Four banks — Citicorp, a unit of Citigroup, JPMorgan Chase & Co., Royal Bank of Scotland and Barclays — pleaded guilty to an antitrust charge of conspiring to rig foreign currency trading while UBS pleaded guilty to one count of wire fraud for its earlier involvement in rigging the interest rate benchmark, Libor.
In explaining why the Justice Department was ripping up the non-prosecution agreement it had negotiated with UBS in December 2012 over its involvement in the Libor fraud and now charging it with a felony, Caldwell delivered a scathing attack on UBS, stating:
“Perhaps most significantly, UBS has a ‘rap sheet’ that cannot be ignored. Within the past six years, the department has resolved criminal investigations of UBS three times, resulting in non-prosecution or deferred prosecution agreements. UBS also has entered into civil and regulatory settlements on multiple occasions within the past few years. Enough is enough.”

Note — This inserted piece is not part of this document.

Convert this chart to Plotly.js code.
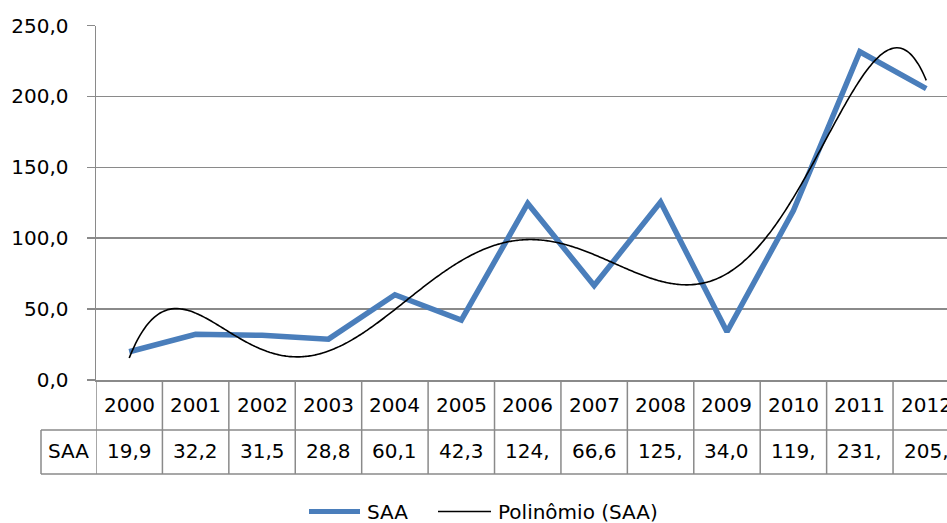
<!DOCTYPE html>
<html>
<head>
<meta charset="utf-8">
<script src="https://cdn.plot.ly/plotly-3.0.1.min.js"></script>
<style>
  html, body { margin: 0; padding: 0; background: #ffffff; }
  #chart { width: 947px; height: 523px; }
</style>
</head>
<body>
<div id="chart"></div>
<script>
// ---- data ----
const years = ['2000','2001','2002','2003','2004','2005','2006','2007','2008','2009','2010','2011','2012'];
const saa = [19.9, 32.2, 31.5, 28.8, 60.1, 42.3, 124.5, 66.6, 125.5, 34.0, 119.5, 231.5, 205.5];
const seriesName = 'SAA';
const trendName = 'Polinômio (SAA)';
const trendDegree = 6;
const yTicks = [0, 50, 100, 150, 200, 250];

// ---- polynomial least-squares trendline (as Excel does) ----
function polyfit(xs, ys, deg) {
  const n = deg + 1;
  const m = (xs[0] + xs[xs.length - 1]) / 2;
  const s = (xs[xs.length - 1] - xs[0]) / 2;
  const A = Array.from({length: n}, () => new Array(n + 1).fill(0));
  for (let k = 0; k < xs.length; k++) {
    const t = (xs[k] - m) / s;
    const p = [];
    for (let i = 0; i < n; i++) p.push(Math.pow(t, i));
    for (let i = 0; i < n; i++) {
      for (let j = 0; j < n; j++) A[i][j] += p[i] * p[j];
      A[i][n] += p[i] * ys[k];
    }
  }
  for (let c = 0; c < n; c++) {
    let piv = c;
    for (let r = c + 1; r < n; r++) if (Math.abs(A[r][c]) > Math.abs(A[piv][c])) piv = r;
    [A[c], A[piv]] = [A[piv], A[c]];
    for (let r = 0; r < n; r++) {
      if (r === c) continue;
      const f = A[r][c] / A[c][c];
      for (let j = c; j <= n; j++) A[r][j] -= f * A[c][j];
    }
  }
  const coef = A.map((row, i) => row[n] / row[i]);
  return x => {
    const t = (x - m) / s;
    let v = 0;
    for (let i = n - 1; i >= 0; i--) v = v * t + coef[i];
    return v;
  };
}

const xIdx = years.map((_, i) => i);
const fit = polyfit(xIdx, saa, trendDegree);
const trendX = [];
for (let x = 0; x <= years.length - 1 + 1e-9; x += 0.04) trendX.push(x);
const trendY = trendX.map(fit);

// ---- layout geometry (pixels) ----
const W = 947, H = 523;
const plotL = 96, plotT = 25.5, plotB = 380;
const catW = 66.42;
const px = v => v / W;
const py = v => 1 - v / H;
const gridCol = '#8a8a8a';
const font = 'DejaVu Sans, sans-serif';
const txtCol = '#000000';

const row1Bot = 430, row2Bot = 474;

const shapes = [];
const annotations = [];

// table vertical lines at category boundaries
for (let k = 0; k <= years.length; k++) {
  const xb = k - 0.5;
  shapes.push({type: 'line', xref: 'x', yref: 'paper', x0: xb, x1: xb,
    y0: py(plotB), y1: py(row2Bot), line: {color: gridCol, width: 1.5}});
}
// table horizontal lines
shapes.push({type: 'line', xref: 'paper', yref: 'paper', x0: px(41), x1: 1,
  y0: py(row1Bot), y1: py(row1Bot), line: {color: gridCol, width: 1.5}});
shapes.push({type: 'line', xref: 'paper', yref: 'paper', x0: px(41), x1: 1,
  y0: py(row2Bot), y1: py(row2Bot), line: {color: gridCol, width: 1.5}});
shapes.push({type: 'line', xref: 'paper', yref: 'paper', x0: px(41), x1: px(41),
  y0: py(row1Bot), y1: py(row2Bot), line: {color: gridCol, width: 1.5}});

// table texts
const fmt = v => v.toFixed(1).replace('.', ',').slice(0, 4);
years.forEach((yr, i) => {
  annotations.push({xref: 'x', yref: 'paper', x: i, y: py(405), text: yr, showarrow: false,
    xanchor: 'center', yanchor: 'middle', font: {family: font, size: 20, color: txtCol}});
  annotations.push({xref: 'x', yref: 'paper', x: i, y: py(451), text: fmt(saa[i]), showarrow: false,
    xanchor: 'center', yanchor: 'middle', font: {family: font, size: 20, color: txtCol}});
});
annotations.push({xref: 'paper', yref: 'paper', x: px(68.5), y: py(451), text: seriesName, showarrow: false,
  xanchor: 'center', yanchor: 'middle', font: {family: font, size: 20, color: txtCol}});

// legend (drawn manually)
const legY = 511.5;
shapes.push({type: 'line', xref: 'paper', yref: 'paper', x0: px(309), x1: px(360),
  y0: py(legY), y1: py(legY), line: {color: '#4A7EBB', width: 5}});
annotations.push({xref: 'paper', yref: 'paper', x: px(365), y: py(legY), text: seriesName, showarrow: false,
  xanchor: 'left', yanchor: 'middle', font: {family: font, size: 20, color: txtCol}});
shapes.push({type: 'line', xref: 'paper', yref: 'paper', x0: px(438), x1: px(491),
  y0: py(legY), y1: py(legY), line: {color: '#000000', width: 1.5}});
annotations.push({xref: 'paper', yref: 'paper', x: px(496), y: py(legY), text: trendName, showarrow: false,
  xanchor: 'left', yanchor: 'middle', font: {family: font, size: 20, color: txtCol}});

const traces = [
  {x: xIdx, y: saa, type: 'scatter', mode: 'lines', name: seriesName,
   line: {color: '#4A7EBB', width: 5.5, shape: 'linear'}, hoverinfo: 'skip'},
  {x: trendX, y: trendY, type: 'scatter', mode: 'lines', name: trendName,
   line: {color: '#000000', width: 1.6, shape: 'spline', smoothing: 0.5}, hoverinfo: 'skip'}
];

const layout = {
  width: W, height: H,
  margin: {l: 0, r: 0, t: 0, b: 0},
  paper_bgcolor: '#ffffff', plot_bgcolor: '#ffffff',
  showlegend: false,
  separators: ',.',
  xaxis: {
    domain: [px(plotL), 1],
    range: [-0.5, -0.5 + (W - plotL) / catW],
    showgrid: false, zeroline: false, showticklabels: false, ticks: '',
    showline: true, linecolor: gridCol, linewidth: 1.5, fixedrange: true
  },
  yaxis: {
    domain: [py(plotB), py(plotT)],
    range: [0, 250],
    tickvals: yTicks, tickformat: '.1f',
    showgrid: true, gridcolor: gridCol, gridwidth: 1.5,
    zeroline: false,
    showline: true, linecolor: gridCol, linewidth: 1.5,
    ticks: 'outside', ticklen: 8, tickcolor: gridCol, tickwidth: 1.5,
    ticklabelstandoff: 14,
    tickfont: {family: font, size: 20, color: txtCol},
    fixedrange: true
  },
  shapes: shapes,
  annotations: annotations
};

Plotly.newPlot('chart', traces, layout, {staticPlot: true, displayModeBar: false});
</script>
</body>
</html>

Enough is apparently not enough, however, when it comes to serial banking tyrants based in the U.S. Not only does Citigroup have a monster rap sheet that keeps growing, but it’s the bank that contributed significantly to the U.S. financial collapse in 2008 and received the largest taxpayer bailout in U.S. history: $45 billion in equity infusions, over $300 billion in asset guarantees, and over $2 trillion in low-cost loans from the Federal Reserve.
In last month’s Harper’s Magazine, Andrew Cockburn took an in-depth look at Citigroup’s history of hubris, including the crime supermarket that Sandy Weill created with the merger of Travelers Group and Citicorp to form Citigroup in 1998. Cockburn writes:
“Under Weill, however, the merged firm set new records for reckless gambles and fraud. It was Citigroup that helped to cook Enron’s books, disguising $4 billion worth of loans on the balance sheet as operating cash flow. Citigroup’s executives apparently understood what they were doing, but carried on regardless—the payoff being the $200 million in fees earned from the energy-trading firm before it collapsed amid bankruptcy and criminal charges. (As it turned out, crime did not pay, at least not for Citigroup’s stockholders, since the firm ended up shelling out $100 million in civil penalties to the SEC and $3.7 billion to settle claims by Enron investors.)